Jakarta, JurnalBabel.com – Fraksi Partai Gerakan Indonesia Raya (F-Gerindra) MPR mengadakan Diskusi Publik Akademik dengan tema “Mengembalikan MPR RI sebagai Lembaga Tertinggi Negara: Kemajuan atau Kemunduran dalam Demokrasi?”.
Anggota MPR/DPR yang jadi pembicara yakni Sekretaris F-Gerindra MPR Elnino M Husein Mohi, Sodik Mudjahid, Katherine Oendoen, dan Bahtra Banong. Turut menghadirkan dua pakar yakni Fuad Bawazier dan Martin Hutabarat.
Menurut Elnino Mohi, penguatan kembali MPR pertama kali disuarakan oleh DPD. Berangkat dari ketimpangan wewenang yang ada antara DPR dengan DPD. Mayoritas anggota DPR menolak penyetaraan wewenang DPR dengan DPD karena dapat meningkatkan kompleksitas dalam pengambilan keputusan dan pembuatan undang-undang. Akhirnya, usulan yang relatif disetujui adalah penguatan MPR.
Elnino menekankan pengembalian MPR menjadi lembaga tertinggi, merupakan cara untuk efisiensi waktu dalam pengambilan suatu keputusan.
“Dengan demikian, anggota DPR dan DPD yang tergabung dalam MPR dapat turut serta dalam pengambilan keputusan. MPR kembali dapat membuat ketetapan dalam bentuk TAP MPR-RI yang dapat digunakan sebagai rujukan dalam pembuatan undang-undang selain dari UUD 1945,” kata Elnino seperti dilansir dari akun resmi instagram fraksipartaigerindra, Rabu (13/9/2023).
Martin Hutabarat juga memberikan pendapatnya mengenai isu ini. “Kita harus memperjelas maksud dari mengembalikan MPR sebagai lembaga tertinggi negara. Lembaga tertinggi negara seperti apa dan bagaimana yang diinginkan saat ini. Lembaga tertinggi negara yang sesuai dengan UUD 1945 atau yang tidak sesuai dengan UUD 1945,” ujarnya.
Tentu, menurut Martin, semua harus mengevaluasi isu ini, menyerap aspirasi rakyat, dan kemudian membuat kajiannya untuk dapat mengetahui untung dan ruginya jika MPR kembali menjadi lembaga tertinggi.
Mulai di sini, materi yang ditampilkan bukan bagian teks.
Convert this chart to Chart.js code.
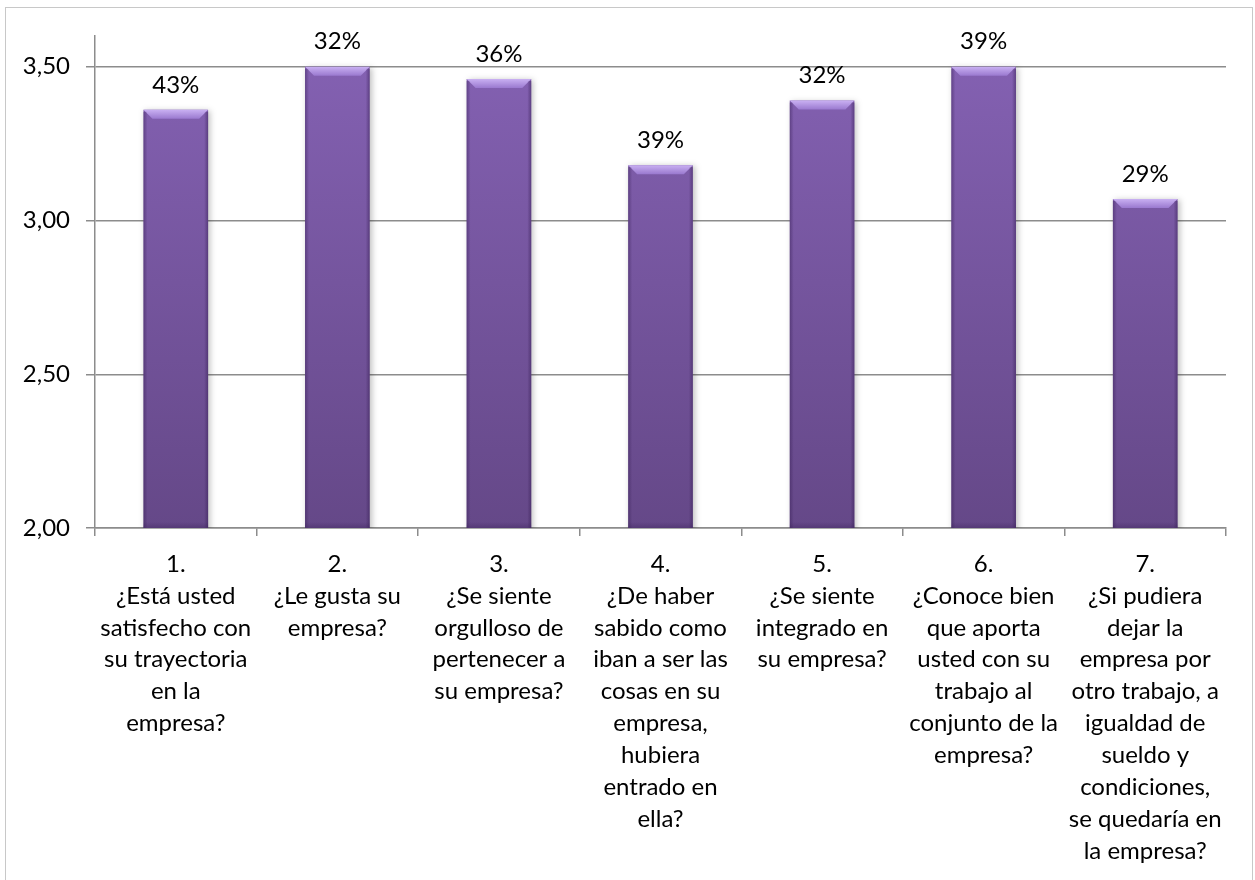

Di kesempatan yang sama, Sodik Mudjahid menjelaskan bahwa euforia demokrasi di Indonesia berlangsung sangat masif dan cepat pasca reformasi. Menurutnya, demokrasi di Indonesia sudah cenderung mengarah ke demokrasi liberal.
“Seharusnya, kita tetap berpegang pada Pancasila, dari mulai ekonomi dan juga politiknya yang berlandaskan pada musyawarah. Pada intinya, kita harus mengevaluasi sistem yang ada saat ini,” katanya.